On the other hand, Conrad’s alarmism was a minority position among Austria’s soldiers in the first half of 1914. The general staff as a body put little credence in talk of war with Russia. Alertness was desirable; fear was grist for Russia’s mill. The war minister suggested that Russia’s vast practice mobilizations and similar saber-rattlings were designed to do no more than encourage Austria to waste her limited resources in equivalent efforts. This mind-set may have represented a self-conscious distancing from the current trends in Germany. It persisted, however, well after Franz Ferdinand’s assassination. The German military attaché in Vienna reported as late as July 13 that his Austrian colleagues believed there was a fifty-fifty chance Russia would remain neutral in the face of military initiatives against Serbia.45
Whatever the soldiers’ opinions, in the aftermath of Sarajevo the Austrian foreign office had no doubt that a direct Austro-Serbian confrontation would pose a significant challenge to Russia. An Austrian success would be more than an object lesson to the rest of the Balkan states. It would diminish Russia’s diplomatic position in the region for years to come. Austria’s insouciant unconcern for the possibility of Russian intervention in the July Crisis, has been interpreted as a reaction to German pressures and as a response to German guarantees of support too often absent in the recent history of the Dual Alliance. It has been presented as a failure of crisis management, as a psychological response to a “catalytic situation,” and as a failure of judgment and imagination.46 An alternate hypothesis involves Austria’s recognition that Serbia was more than a stalking horse for Russian ambitions in the Near East.
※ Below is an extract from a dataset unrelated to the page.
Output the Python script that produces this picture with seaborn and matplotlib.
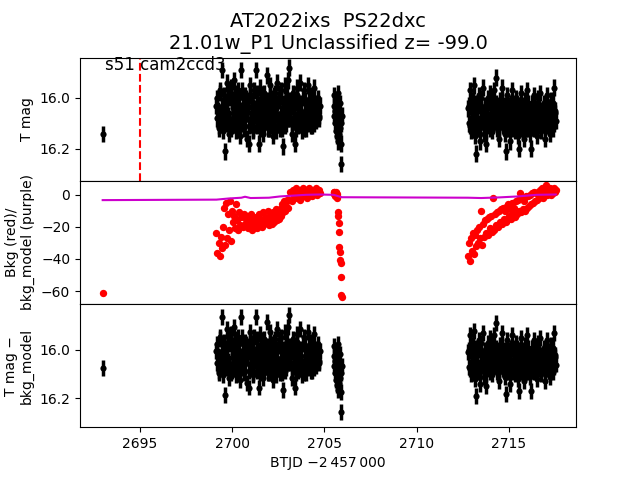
import numpy as np
import pandas as pd
import matplotlib
matplotlib.use("Agg")
import matplotlib.pyplot as plt
import seaborn as sns

# ---- data ----
# single early point
t_single = [2692.98]
mag_single = [16.142]
bkg_single = [-61.0]
corr_single = [0.066]          # T mag - (T mag - bkg_model) offset

# segment 1 : 2699.15 - 2704.75
seg1_range = (2699.15, 2704.75)
seg1_mag = [16.03, 16.08, 16.12, 15.98, 16.06, 15.89, 16.10, 16.01, 16.21, 16.05,
            15.94, 16.07, 16.14, 16.00, 15.96, 16.11, 16.04, 15.93, 16.09, 16.13,
            16.02, 15.97, 16.08, 16.15, 15.89, 16.05, 16.12, 15.99, 16.06, 16.16,
            16.01, 16.18, 15.95, 16.09, 16.04, 16.13, 15.97, 16.07, 15.89, 16.11,
            16.03, 16.18, 15.96, 16.10, 16.05, 16.14, 15.98, 16.08, 15.91, 16.12,
            16.02, 15.95, 16.11, 16.06, 16.15, 15.99, 16.04, 16.13, 15.94, 16.09,
            16.01, 16.12, 15.97, 16.07, 16.19, 16.03, 15.95, 16.10, 16.05, 15.93,
            15.88, 16.08, 16.14, 15.98, 16.06, 16.18, 16.02, 15.96, 16.11, 16.04,
            15.94, 16.09, 16.13, 16.00, 15.97, 16.07, 16.12, 16.03, 15.95, 16.10,
            16.05, 15.99, 16.11, 16.02, 15.96, 16.08, 16.04, 16.00, 16.07, 16.03]
# in-between cadences (magnitudes only)
seg1_mag_b = [16.07, 16.00, 16.05, 16.11, 15.97, 16.09, 16.03, 16.13, 15.99, 16.06,
              16.10, 16.02, 15.97, 16.08, 16.12, 16.01, 16.06, 16.10, 15.98, 16.04,
              16.09, 16.12, 16.00, 16.05, 16.10, 15.97, 16.03, 16.11, 16.08, 16.00,
              16.06, 16.03, 16.11, 15.99, 16.08, 16.01, 16.12, 16.04, 16.07, 15.98,
              16.09, 16.04, 16.12, 16.00, 16.07, 15.99, 16.11, 16.03, 16.06, 16.01,
              16.08, 16.12, 15.99, 16.04, 16.00, 16.10, 16.07, 15.98, 16.06, 16.02,
              16.10, 15.98, 16.06, 16.12, 16.02, 16.09, 16.11, 16.00, 15.99, 16.08,
              16.05, 16.01, 16.03, 16.10, 16.00, 16.04, 16.09, 16.12, 15.99, 16.07,
              16.10, 16.02, 16.05, 16.09, 16.12, 16.01, 16.05, 16.09, 16.03, 16.01,
              16.08, 16.11, 16.03, 16.07, 16.10, 16.02, 16.09, 16.06, 16.02, 16.08]
seg1_bkg = [-24, -36, -30, -38, -26, -33,
            -20, -8, -31, -5, -27, -12, -22, -4, -29, -10, -17,
            -13, -21, -6, -16, -22, -11, -19, -14, -20, -12, -18, -15,
            -13, -21, -16, -19, -12, -22, -15, -18, -20, -14, -21, -17, -12, -19, -16, -20,
            -11, -18, -14, -17, -10, -19, -13, -16, -18, -11, -17, -14, -9, -16, -12, -15,
            -9, -13, -6, -11, -4, -10, -7, -3, -8,
            -3, 2, -4, 3, -1, 0, 4, -2, 1, 3, -3, 2, 0, 4, -1, 3, 1, -2, 2, 4,
            0, 3, -1, 2, 1, 4, 0, 2, 3, 1]
seg1_corr = 0.025

# segment 2 : 2705.50 - 2705.95
seg2_range = (2705.50, 2705.95)
seg2_mag = [16.03, 16.07, 15.99, 16.10, 16.05, 16.13, 16.01, 16.08, 16.15, 16.04, 16.11,
            15.98, 16.17, 16.09, 16.06, 16.14, 16.02, 16.12, 16.18, 16.26, 16.10, 16.07]
seg2_bkg = [1.5, 0.5, 2.0, 1.0, -0.5, 1.5, 0.0, 1.0, -1.0, 0.5, -2.0,
            -11, -13.5, -17.5, -23, -32.5, -35.5, -40.5, -42.5, -51, -62.5, -64]
seg2_corr = 0.005

# segment 3 : 2712.80 - 2717.55
seg3_range = (2712.80, 2717.55)
seg3_mag = [16.04, 16.10, 15.97, 16.13, 16.06, 16.01, 15.95, 16.15, 16.22, 16.08,
            16.12, 15.99, 16.17, 16.05, 16.09, 15.96, 16.14, 16.03, 16.18, 16.07,
            16.00, 16.11, 15.98, 16.06, 16.13, 16.02, 15.97, 16.09, 15.92, 16.12,
            16.05, 16.16, 16.01, 16.08, 15.96, 16.11, 16.04, 16.14, 16.21, 16.07,
            15.99, 16.12, 16.06, 16.17, 16.02, 15.97, 16.10, 16.05, 16.13, 16.00,
            16.08, 16.15, 16.20, 16.03, 15.98, 16.11, 16.06, 16.16, 16.01, 16.09,
            15.97, 16.12, 16.05, 16.14, 16.20, 16.02, 16.08, 15.99, 16.11, 16.04,
            16.15, 16.00, 16.09, 15.98, 16.13, 16.06, 16.10, 16.02, 16.16, 16.07,
            15.99, 16.11, 16.04, 16.14, 16.01, 16.08, 16.12, 15.96, 16.05, 16.09]
seg3_mag_b = [16.08, 16.03, 16.11, 16.01, 16.09, 16.12, 16.04, 16.06, 16.10, 16.02,
              16.05, 16.10, 16.03, 16.12, 16.00, 16.08, 16.06, 16.11, 16.04, 16.13,
              16.07, 16.02, 16.10, 16.12, 16.01, 16.08, 16.11, 16.04, 16.06, 16.02,
              16.10, 16.03, 16.12, 16.05, 16.09, 16.01, 16.10, 16.07, 16.03, 16.12,
              16.08, 16.04, 16.11, 16.03, 16.09, 16.12, 16.02, 16.08, 16.05, 16.11,
              16.02, 16.07, 16.10, 16.12, 16.06, 16.03, 16.13, 16.04, 16.09, 16.12,
              16.06, 16.02, 16.10, 16.07, 16.11, 16.08, 16.03, 16.12, 16.06, 16.10,
              16.04, 16.11, 16.06, 16.03, 16.09, 16.12, 16.05, 16.08, 16.04, 16.11,
              16.07, 16.03, 16.10, 16.06, 16.12, 16.04, 16.08, 16.02, 16.10, 16.06]
seg3_bkg = [-38, -30, -41, -27, -35, -24, -37, -25, -32, -22,
            -30, -20, -27, -10, -31, -18, -26, -16, -24, -15,
            -25, -14, -21, -13, -23, -2, -22, -12, -19, -11,
            -20, -10, -17, -9, -18, -8, -15, -10, -17, -7,
            -16, -6, -13, -9, -15, -5, -12, -8, -14, -4,
            -12, -3, -10, 1, -11, -2, -9, -4, -10, -1,
            -8, -1, -7, 0, -6, 1, -5, 2, -4, 1,
            -3, 2, -2, 3, -1, 4, -2, 3, 0, 6,
            0, 3, 1, 4, 0, 3, 1, 4, 2, 3]
seg3_corr = 0.03

mag_err = 0.033

# background model (purple line) vertices
model_t = [2692.98, 2699.15, 2699.8, 2700.5, 2700.7, 2701.0, 2702.0, 2702.6, 2703.3,
           2704.0, 2704.75, 2705.5, 2705.95, 2712.8, 2713.5, 2714.5, 2715.5, 2716.5, 2717.55]
model_v = [-3.3, -3.0, -2.3, -1.8, -1.2, -2.0, -1.8, -1.0, -0.5,
           0.0, 0.2, 0.0, -1.5, -1.8, -2.0, -1.6, -1.0, 0.0, 0.2]

sector_text = "s51 cam2ccd3"
sector_start = 2695.0

# ---- assemble ----
def seg_times(rng, vals, shift=0.0):
    # regular cadence across the segment
    step = (rng[1] - rng[0]) / (len(vals) - 1)
    return np.linspace(rng[0], rng[1], len(vals)) + shift * step

t = np.concatenate([t_single, seg_times(seg1_range, seg1_mag),
                    seg_times(seg2_range, seg2_mag), seg_times(seg3_range, seg3_mag)])
mag = np.concatenate([mag_single, seg1_mag, seg2_mag, seg3_mag])
bkg = np.concatenate([bkg_single, seg1_bkg, seg2_bkg, seg3_bkg])
corr = np.concatenate([corr_single, np.full(len(seg1_mag), seg1_corr),
                       np.full(len(seg2_mag), seg2_corr), np.full(len(seg3_mag), seg3_corr)])
df = pd.DataFrame({"t": t, "mag": mag, "bkg": bkg, "mag_sub": mag - corr})

# extra magnitude-only cadences
t_b = np.concatenate([seg_times(seg1_range, seg1_mag_b, -0.5)[1:],
                      seg_times(seg3_range, seg3_mag_b, -0.5)[1:]])
mag_b = np.concatenate([seg1_mag_b[1:], seg3_mag_b[1:]])
corr_b = np.concatenate([np.full(len(seg1_mag_b) - 1, seg1_corr),
                         np.full(len(seg3_mag_b) - 1, seg3_corr)])
dfm = pd.concat([df[["t", "mag", "mag_sub"]],
                 pd.DataFrame({"t": t_b, "mag": mag_b, "mag_sub": mag_b - corr_b})])

model = pd.DataFrame({"t": model_t, "v": model_v})

fig, axes = plt.subplots(3, 1, sharex=True, figsize=(6.4, 4.8), dpi=100)
plt.subplots_adjust(hspace=0)

# top: T mag
ax = axes[0]
ax.errorbar(dfm["t"], dfm["mag"], yerr=mag_err, fmt="none", ecolor="black", elinewidth=2.5)
sns.scatterplot(data=dfm, x="t", y="mag", color="black", s=20, linewidth=0, ax=ax)
ax.axvline(sector_start, color="red", linestyle="--", linewidth=1.5)
ax.text(0.05, 0.9, sector_text, transform=ax.transAxes, fontsize=12, va="baseline")
ax.set_ylim(16.326, 15.841)
ax.set_yticks([16.0, 16.2])
ax.set_ylabel("T mag")
ax.set_title("AT2022ixs  PS22dxc\n21.01w_P1 Unclassified z= -99.0", fontsize=14)

# middle: background
ax = axes[1]
sns.scatterplot(data=df, x="t", y="bkg", color="red", s=28, linewidth=0, ax=ax)
sns.lineplot(data=model, x="t", y="v", color="#cc00cc", linewidth=1.5, ax=ax)
ax.set_ylim(-68.1, 8.75)
ax.set_yticks([0, -20, -40, -60])
ax.set_ylabel("Bkg (red)/\nbkg_model (purple)")

# bottom: T mag - bkg_model
ax = axes[2]
ax.errorbar(dfm["t"], dfm["mag_sub"], yerr=mag_err, fmt="none", ecolor="black", elinewidth=2.5)
sns.scatterplot(data=dfm, x="t", y="mag_sub", color="black", s=20, linewidth=0, ax=ax)
ax.set_ylim(16.319, 15.81)
ax.set_yticks([16.0, 16.2])
ax.set_ylabel("T mag \u2212\nbkg_model")

ax.set_xlim(2691.75, 2718.65)
ax.set_xticks([2695, 2700, 2705, 2710, 2715])
ax.set_xlabel("BTJD \u22122\u2009457\u2009000")

plt.savefig("out.png", dpi=100)
plt.close()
Russia at her most assertive still had general interests to defend and a general position to threaten. Serbia’s focus was local. A regional power prepared to risk all to gain all can achieve much against a far stronger rival whose behavior is constrained by a broader spectrum of pressure points. And Vienna’s decision makers were increasingly convinced that whatever might be her policies at a given moment, Serbia ultimately had no interest in a peaceful solution to the Balkan question.